When users trade with a Uniswap liquidity pool, the platform currently charges a transaction fee of 0.3%. Any user who contributes to a Uniswap liquidity pool receives a fraction of these fees proportional to their staked share of the entire pool. For instance, if the fees collected in a particular market equate to $100 and you provided 50% of the pool’s liquidity, you receive $50. Uniswap does not collect any of the transaction fees charged on its platform; instead, profits are distributed solely among Uniswap’s community of users.
The Constant Product Formula
Each market pair of ERC-20 tokens held in a liquidity pool (e.g., ETH/DAI) is governed by an AMM built to accept one token for the other by maintaining what’s known as the “constant product” formula of x*y=k. In this formula, both x and y are variables that represent the total value of one token in the market pair. For example, x is the total value of ETH and y is the total value of DAI in a proposed ETH/DAI liquidity pool. Uniswap multiplies these two numbers together to determine k, which represents the market pair’s pool liquidity.
The core requirement which underpins trades on Uniswap is that pool liquidity remains constant, even as the values of x or y change. As a result, while every trade impacts the price of x and y, liquidity remains constant. For example, if a trader buys 1 ETH in exchange for 330 DAI, the ratio of ETH in the liquidity pool decreases, while the DAI ratio increases to accommodate one less ETH in the pool and 330 more DAI tokens. As a result, the price of ETH will increase, while the price of DAI drops. This formula ensures the maintenance that reflects fair market value while always maintaining liquidity.
Uniswap Governance: UNI Token
In September 2020, Uniswap introduced UNI, a native governance token that facilitates greater community involvement and oversight.

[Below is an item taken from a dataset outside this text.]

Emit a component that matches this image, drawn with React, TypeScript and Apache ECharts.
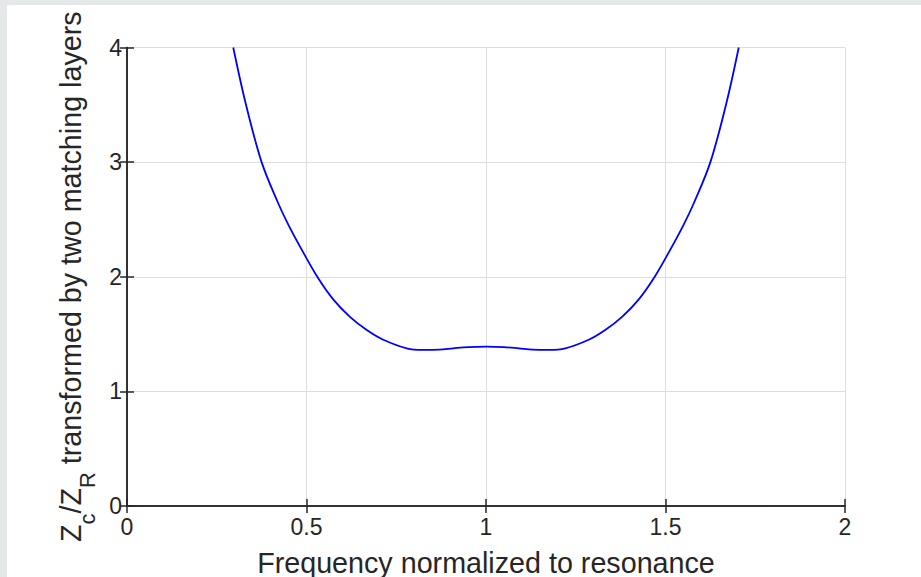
import React, { useEffect, useRef } from "react";
import * as echarts from "echarts";

// Values
const freq = [
  0.296, 0.33, 0.375, 0.42, 0.45, 0.487, 0.53, 0.575, 0.621, 0.668, 0.714, 0.779,
  0.825, 0.87, 0.909, 0.95, 1.0, 1.05, 1.091, 1.13, 1.175, 1.221, 1.286, 1.332,
  1.379, 1.425, 1.47, 1.513, 1.55, 1.58, 1.625, 1.67, 1.704,
];
const ratio = [
  4.0, 3.52, 3.0, 2.65, 2.45, 2.234, 2.0, 1.8, 1.65, 1.535, 1.45, 1.376,
  1.362, 1.365, 1.376, 1.386, 1.39, 1.386, 1.376, 1.365, 1.362, 1.376, 1.45, 1.535,
  1.65, 1.8, 2.0, 2.234, 2.45, 2.65, 3.0, 3.52, 4.0,
];
const xTicks = [0, 0.5, 1, 1.5, 2];
const yTicks = [0, 1, 2, 3, 4];
const xTitle = "Frequency normalized to resonance";
const yTitleParts = ["Z", "c", "/Z", "R", " transformed by two matching layers"];

const FONT = "'Liberation Sans', Arial, Helvetica, sans-serif";
const INK = "#262626";

export default function App() {
  const ref = useRef<HTMLDivElement>(null);
  useEffect(() => {
    if (!ref.current) return;
    const chart = echarts.init(ref.current, undefined, { renderer: "svg" });
    const data = freq.map((f, i) => [f, ratio[i]]);
    const tickLabel = { fontSize: 23, color: INK, fontFamily: FONT, inside: false };
    const line = { show: true, lineStyle: { color: INK, width: 1.5 } };
    // negative length points the ticks into the plot box
    const tick = { show: true, inside: false, length: -7, lineStyle: { color: INK, width: 1.5 } };
    chart.setOption({
      animation: false,
      backgroundColor: "#ffffff",
      grid: {
        left: 127,
        right: 76,
        top: 47.5,
        bottom: 71,
        containLabel: false,
        outerBoundsMode: "none",
      },
      graphic: [
        { type: "rect", left: 0, top: 0, shape: { width: 921, height: 5 }, style: { fill: "#e4e8e9" }, silent: true },
        { type: "rect", left: 0, top: 0, shape: { width: 7, height: 577 }, style: { fill: "#e4e8e9" }, silent: true },
      ],
      xAxis: [
        {
          type: "value",
          min: xTicks[0],
          max: xTicks[xTicks.length - 1],
          interval: 0.5,
          position: "bottom",
          name: xTitle,
          nameLocation: "middle",
          nameGap: 42,
          nameTextStyle: { fontSize: 28.7, color: INK, fontFamily: FONT },
          axisLine: line,
          axisTick: tick,
          axisLabel: { ...tickLabel, margin: 9 },
          splitLine: { show: true, lineStyle: { color: "#dedede", width: 1 } },
        },
        {
          type: "value",
          min: xTicks[0],
          max: xTicks[xTicks.length - 1],
          interval: 0.5,
          position: "top",
          axisLine: line,
          axisTick: tick,
          axisLabel: { show: false },
          splitLine: { show: false },
        },
      ],
      yAxis: [
        {
          type: "value",
          min: yTicks[0],
          max: yTicks[yTicks.length - 1],
          interval: 1,
          position: "left",
          name:
            `{m|${yTitleParts[0]}}{s|${yTitleParts[1]}}{m|${yTitleParts[2]}}{s|${yTitleParts[3]}}{m|${yTitleParts[4]}}`,
          nameLocation: "middle",
          nameRotate: 90,
          nameGap: 28,
          nameTextStyle: {
            color: INK,
            fontFamily: FONT,
            rich: {
              m: { fontSize: 28.7, color: INK, fontFamily: FONT, lineHeight: 30 },
              s: { fontSize: 22, color: INK, fontFamily: FONT, lineHeight: 22, padding: [32, 0, 0, 0] },
            },
          },
          axisLine: line,
          axisTick: tick,
          axisLabel: { ...tickLabel, margin: 5 },
          splitLine: { show: true, lineStyle: { color: "#dedede", width: 1 } },
        },
        {
          type: "value",
          min: yTicks[0],
          max: yTicks[yTicks.length - 1],
          interval: 1,
          position: "right",
          axisLine: line,
          axisTick: tick,
          axisLabel: { show: false },
          splitLine: { show: false },
        },
      ],
      series: [
        {
          type: "line",
          data,
          xAxisIndex: 0,
          yAxisIndex: 0,
          smooth: 0.35,
          showSymbol: false,
          clip: true,
          lineStyle: { color: "#0000ff", width: 1.8 },
          z: 5,
        },
      ],
    });
    return () => chart.dispose();
  }, []);
  return (
    <div
      ref={ref}
      style={{ position: "fixed", left: 0, top: 0, width: 921, height: 577, background: "#fff" }}
    />
  );
}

UNI holders can vote on Uniswap project developments that determine the platform’s evolutionary trajectory. UNI holders can also use the token to fund liquidity mining pools, grants, partnerships, and other growth-driven initiatives that expand Uniswap’s usability and reach. As the Uniswap community grows, further diversifying UNI holdings, the founding team will play an increasingly diminished role in platform governance by design. This is evidence that the concepts of decentralization and alignment of incentives — both central to the DeFi revolution — are being put into practice by Uniswap.
Following a common token distribution trend in the DeFi ecosystem, Uniswap executed an airdrop of 400 UNI tokens to anyone who had used the platform — equating to a value of around $1,400 at the time of transfer — to approximately 250,000 Ethereum addresses. Although UNI serves as a governance token on the Uniswap platform, investors can also trade the token on exchanges and treat it as a speculative investment.
The Uniswap protocol is a major player among decentralized exchanges, and is one of the driving forces behind the accelerating growth of DeFi products and services. Uniswap’s recently issued UNI governance token builds upon the principle of community self-sufficiency by enabling stakeholder involvement in protocol decision making, and the platform itself serves as a successful model of what decentralized applications (dApps) are capable of.